Il y a dans ce type de mise en scène un risque d’essoufflement car bientôt les pages Internet auront été soumises à si rudes épreuves qu’il sera difficile de surprendre avec des procédés sommaires.
D Pertinence
L’autre exigence est un impératif de pertinence et de rapport au contenu de la marque, afin d’éviter la création arbitraire.
- La créativité du film Club Internet de 2007 était manifeste, mais le duel des personnages n’a pas grand rapport avec le métier de la marque.
- Le contenu de la publicité est davantage lié au système de motivation du produit, et ne se réduit pas à un pur jeu de rapport média /hors média.
Il paraît important pour l’ensemble des portails en général de ne pas se contenter d’un jeu créatif qui n’aurait pas beaucoup plus de sens que le jeu en lui même. Il faut être apte à faire de la vraie pub même s’il y a jeu avec le média.
Les possibilités créatives d’Internet sont si grandes qu’elles peuvent faire naître de purs jeux créatifs, de pures animations sans rapport avec les valeurs de la marque. Le défi de ce type de support consiste à garder à l’esprit la pertinence de l’interaction et la cohérence avec les valeurs de la marque défendue. Il est donc essentiel que les portails développent une expertise et un savoir faire non seulement des possibilités publicitaire d’Internet, mais au service des discours de marque. |
D La simplicité et la clarté
Certains formats ou dispositifs d’apparition de la publicité apparaissent inutilement compliqués.
Par exemple, dans la publicité pour le film Eragon (sur le portail Lycos en 2007), on a disposé trois espaces :
- Un petit encart avec émeraude où il est écrit « pour activer le film passe ta souris ici »
- Un habillage fixe très pertinent, qui donne le sentiment que les personnages nous regardent « de haut », et président à la page.
- Un écran qui s’ouvre lorsqu’on regarde la BA
Le mode d’apparition de l’écran, qui fait glisser la page sans la recouvrir apparaît très pertinent, de même que l’habillage, qui assure une vraie « plongée » dans le film.

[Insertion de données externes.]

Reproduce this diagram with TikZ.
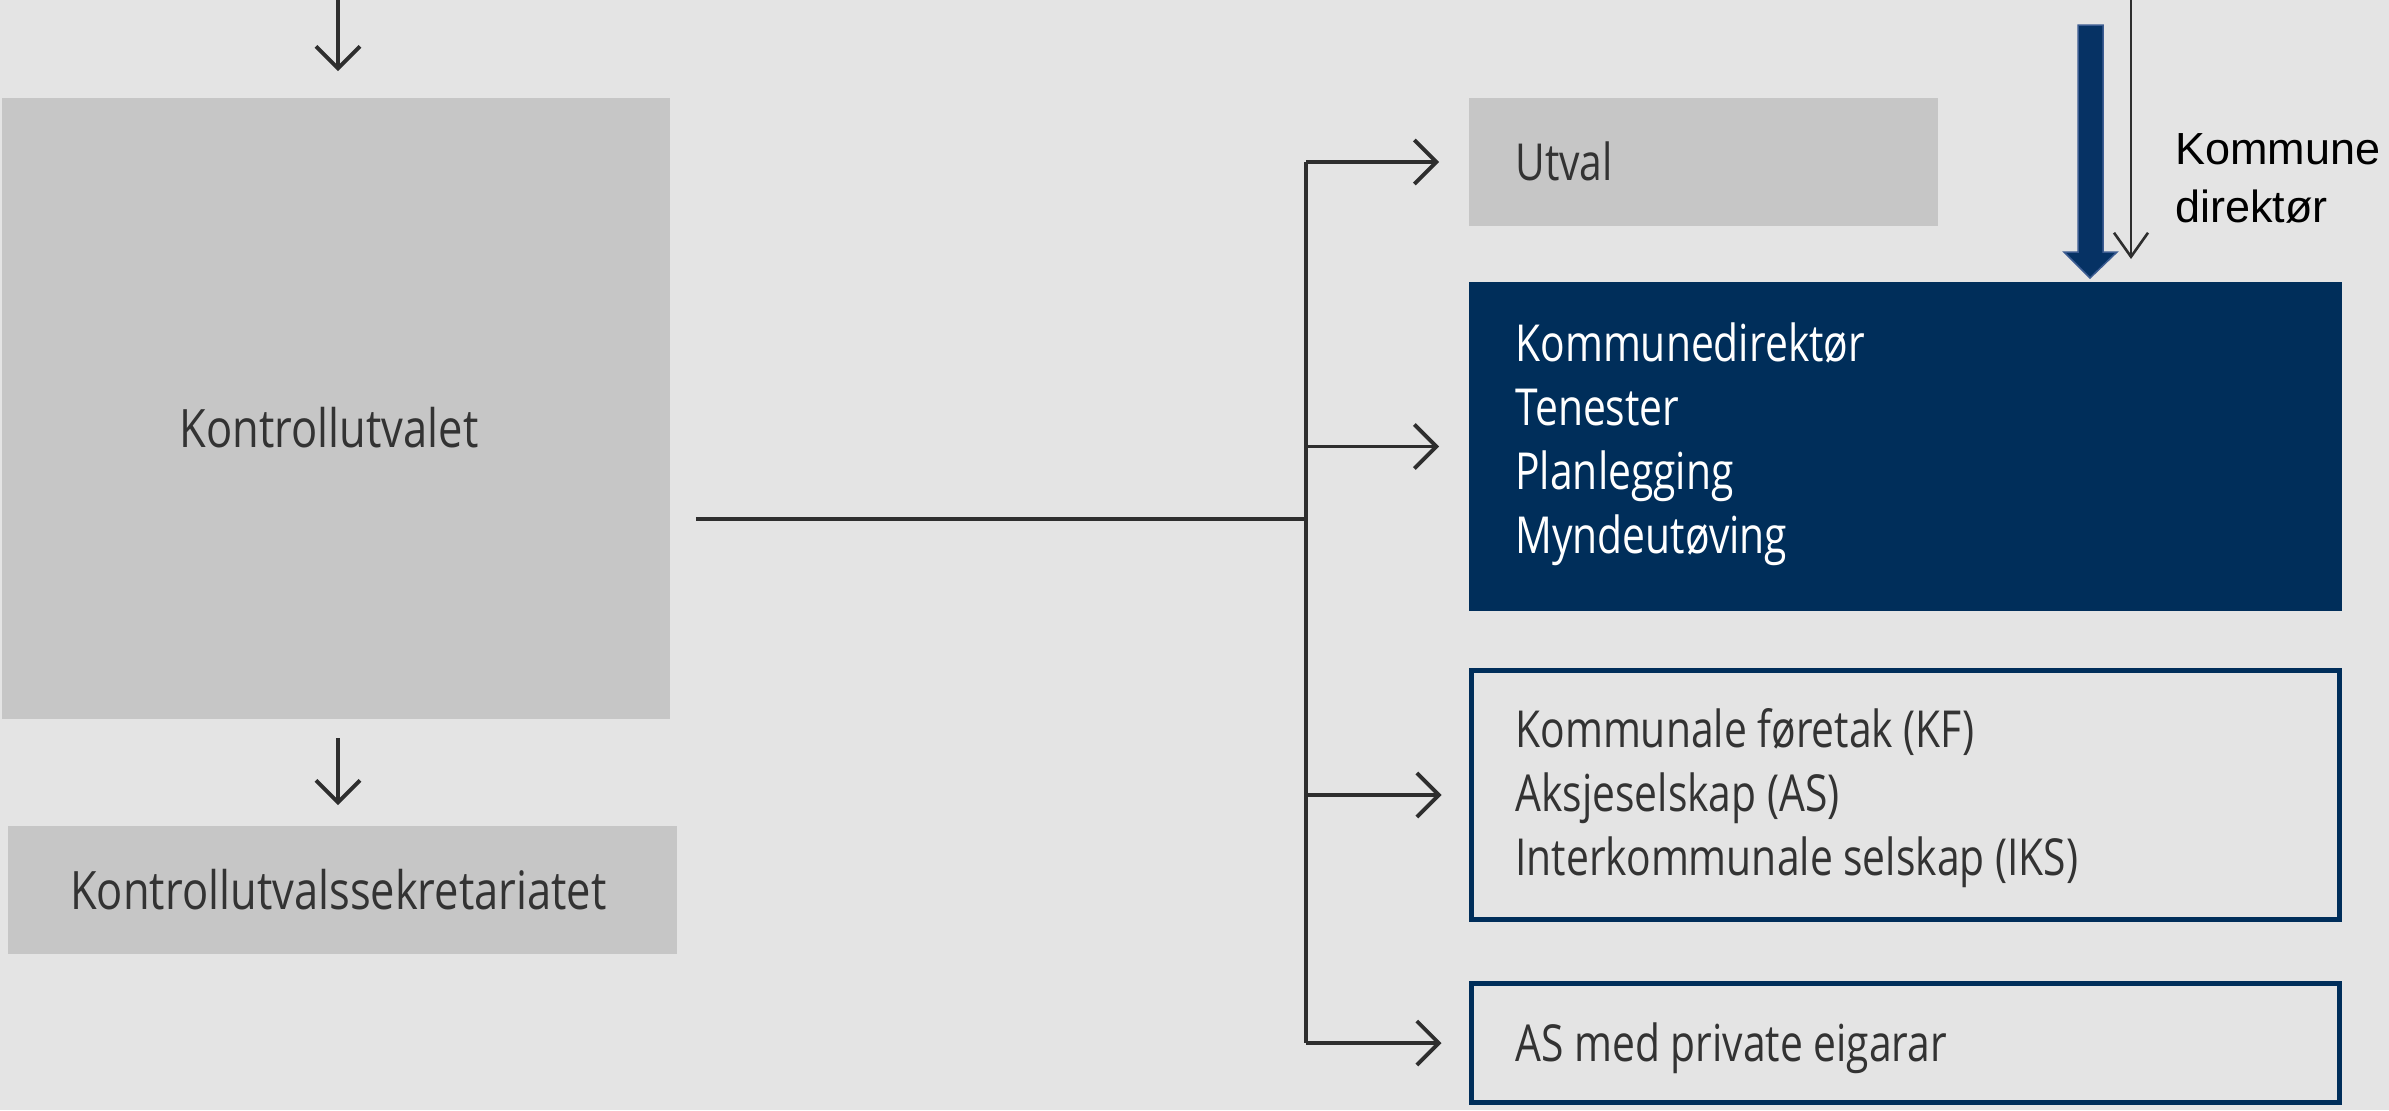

En revanche, le mode d’activation semble compliqué, avec plusieurs espaces fragmentés qui chacun ont une fonction. On clique sur un espace mais il ne se passe rien dans cet espace lui-même, la vidéo s’affiche à un autre endroit de la page. Avec 3 instances différentes qui régissent l’apparition de la vidéo, la mise en route de la BA paraît fragmentée.
L'analyse sémiologique (associée à la veille) est l'outil le plus pertinent pour décrypter le potentiel et l'évolution de la communication online. Espérons que, dans les années à venir, l'IAB, le SRI ou l'IREP donneront à cette approche la place qu'elle mérite.